* Written exercise: Transcribe the material in full. Nothing should differ except that the pictures are left out.

* Data segment:
start

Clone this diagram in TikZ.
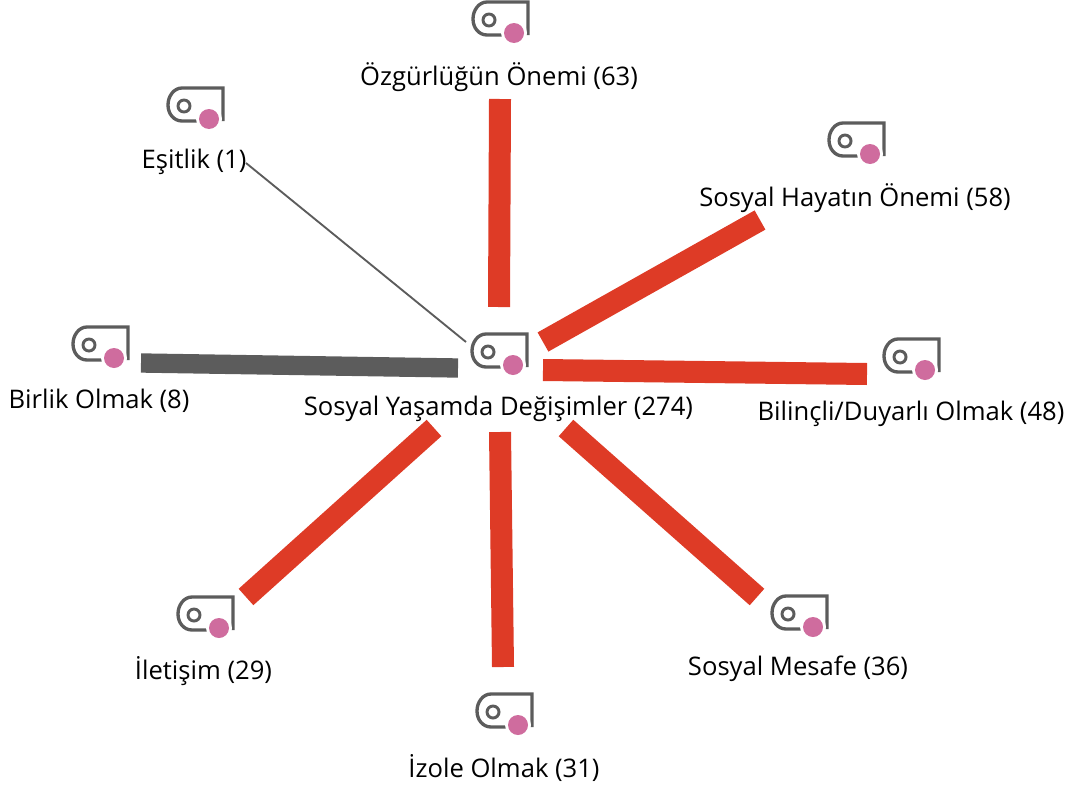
\documentclass[tikz,border=0pt]{standalone}
\usepackage{fontspec}
\setmainfont{Open Sans}
\definecolor{barred}{HTML}{DE3B26}
\definecolor{bargray}{HTML}{5C5C5C}
\definecolor{tagpink}{HTML}{CF6C9E}
\tikzset{
	codelabel/.style={inner sep=0pt, font=\fontsize{19.2}{22}\selectfont, text=black},
	strongbar/.style={barred, line width=16.5pt},
	graybar/.style={bargray, line width=14.5pt},
	thinbar/.style={bargray, line width=1.4pt},
	codetag/.pic={
		\draw [bargray, line width=2.5pt]
			(14,-33) -- (14,0) -- (-27,0) .. controls (-35,0) and (-41,-8) .. (-41,-17)
			.. controls (-41,-26) and (-35,-33) .. (-27,-33) -- (0,-33);
		\draw [bargray, line width=2.2pt] (-25,-18) circle (6);
		\fill [white] (0,-31) circle (13);
		\fill [tagpink] (0,-31) circle (10);
	}
}
\begin{document}
\begin{tikzpicture}[x=0.75pt, y=0.75pt]
	\useasboundingbox (0,0) rectangle (1067,-785);
	% labels
	\node [codelabel] (hub) at (498.5,-408.5) {Sosyal Yaşamda Değişimler (274)};
	\node [codelabel] (ozgurluk) at (499,-77) {Özgürlüğün Önemi (63)};
	\node [codelabel] (esitlik) at (194,-162) {Eşitlik (1)};
	\node [codelabel] (hayat) at (855,-198) {Sosyal Hayatın Önemi (58)};
	\node [codelabel] (birlik) at (99,-401) {Birlik Olmak (8)};
	\node [codelabel] (bilincli) at (911,-414) {Bilinçli/Duyarlı Olmak (48)};
	\node [codelabel] (iletisim) at (203.5,-671) {İletişim (29)};
	\node [codelabel] (izole) at (504,-768) {İzole Olmak (31)};
	\node [codelabel] (mesafe) at (798,-669) {Sosyal Mesafe (36)};
	% tags
	\pic at (513,-334) {codetag};
	\pic at (514,-2) {codetag};
	\pic at (209,-88) {codetag};
	\pic at (870,-123) {codetag};
	\pic at (114,-327) {codetag};
	\pic at (925,-339) {codetag};
	\pic at (219,-597) {codetag};
	\pic at (518,-694) {codetag};
	\pic at (813,-596) {codetag};
	% bar ends
	\coordinate (ozgurlukA) at (499,-307);
	\coordinate (ozgurlukB) at (500,-99);
	\coordinate (hayatA) at (543,-342);
	\coordinate (hayatB) at (760,-220);
	\coordinate (bilincliA) at (543,-370);
	\coordinate (bilincliB) at (867,-374);
	\coordinate (birlikA) at (458,-368);
	\coordinate (birlikB) at (141,-363);
	\coordinate (esitlikA) at (466,-342);
	\coordinate (esitlikB) at (246,-163);
	\coordinate (iletisimA) at (434,-428);
	\coordinate (iletisimB) at (246,-597);
	\coordinate (izoleA) at (500,-432);
	\coordinate (izoleB) at (503,-667);
	\coordinate (mesafeA) at (566,-428);
	\coordinate (mesafeB) at (757,-597);
	% bars
	\draw [strongbar] (ozgurlukA) -- (ozgurlukB);
	\draw [strongbar] (hayatA) -- (hayatB);
	\draw [strongbar] (bilincliA) -- (bilincliB);
	\draw [graybar] (birlikA) -- (birlikB);
	\draw [thinbar] (esitlikA) -- (esitlikB);
	\draw [strongbar] (iletisimA) -- (iletisimB);
	\draw [strongbar] (izoleA) -- (izoleB);
	\draw [strongbar] (mesafeA) -- (mesafeB);
\end{tikzpicture}
\end{document}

end

* Finished answer:
Clone this diagram in TikZ.
\documentclass[tikz,border=0pt]{standalone}
\usepackage{fontspec}
\setmainfont{Open Sans}
\definecolor{barred}{HTML}{DE3B26}
\definecolor{bargray}{HTML}{5C5C5C}
\definecolor{tagpink}{HTML}{CF6C9E}
\tikzset{
	codelabel/.style={inner sep=0pt, font=\fontsize{19.2}{22}\selectfont, text=black},
	strongbar/.style={barred, line width=16.5pt},
	graybar/.style={bargray, line width=14.5pt},
	thinbar/.style={bargray, line width=1.4pt},
	codetag/.pic={
		\draw [bargray, line width=2.5pt]
			(14,-33) -- (14,0) -- (-27,0) .. controls (-35,0) and (-41,-8) .. (-41,-17)
			.. controls (-41,-26) and (-35,-33) .. (-27,-33) -- (0,-33);
		\draw [bargray, line width=2.2pt] (-25,-18) circle (6);
		\fill [white] (0,-31) circle (13);
		\fill [tagpink] (0,-31) circle (10);
	}
}
\begin{document}
\begin{tikzpicture}[x=0.75pt, y=0.75pt]
	\useasboundingbox (0,0) rectangle (1067,-785);
	% labels
	\node [codelabel] (hub) at (498.5,-408.5) {Sosyal Yaşamda Değişimler (274)};
	\node [codelabel] (ozgurluk) at (499,-77) {Özgürlüğün Önemi (63)};
	\node [codelabel] (esitlik) at (194,-162) {Eşitlik (1)};
	\node [codelabel] (hayat) at (855,-198) {Sosyal Hayatın Önemi (58)};
	\node [codelabel] (birlik) at (99,-401) {Birlik Olmak (8)};
	\node [codelabel] (bilincli) at (911,-414) {Bilinçli/Duyarlı Olmak (48)};
	\node [codelabel] (iletisim) at (203.5,-671) {İletişim (29)};
	\node [codelabel] (izole) at (504,-768) {İzole Olmak (31)};
	\node [codelabel] (mesafe) at (798,-669) {Sosyal Mesafe (36)};
	% tags
	\pic at (513,-334) {codetag};
	\pic at (514,-2) {codetag};
	\pic at (209,-88) {codetag};
	\pic at (870,-123) {codetag};
	\pic at (114,-327) {codetag};
	\pic at (925,-339) {codetag};
	\pic at (219,-597) {codetag};
	\pic at (518,-694) {codetag};
	\pic at (813,-596) {codetag};
	% bar ends
	\coordinate (ozgurlukA) at (499,-307);
	\coordinate (ozgurlukB) at (500,-99);
	\coordinate (hayatA) at (543,-342);
	\coordinate (hayatB) at (760,-220);
	\coordinate (bilincliA) at (543,-370);
	\coordinate (bilincliB) at (867,-374);
	\coordinate (birlikA) at (458,-368);
	\coordinate (birlikB) at (141,-363);
	\coordinate (esitlikA) at (466,-342);
	\coordinate (esitlikB) at (246,-163);
	\coordinate (iletisimA) at (434,-428);
	\coordinate (iletisimB) at (246,-597);
	\coordinate (izoleA) at (500,-432);
	\coordinate (izoleB) at (503,-667);
	\coordinate (mesafeA) at (566,-428);
	\coordinate (mesafeB) at (757,-597);
	% bars
	\draw [strongbar] (ozgurlukA) -- (ozgurlukB);
	\draw [strongbar] (hayatA) -- (hayatB);
	\draw [strongbar] (bilincliA) -- (bilincliB);
	\draw [graybar] (birlikA) -- (birlikB);
	\draw [thinbar] (esitlikA) -- (esitlikB);
	\draw [strongbar] (iletisimA) -- (iletisimB);
	\draw [strongbar] (izoleA) -- (izoleB);
	\draw [strongbar] (mesafeA) -- (mesafeB);
\end{tikzpicture}
\end{document}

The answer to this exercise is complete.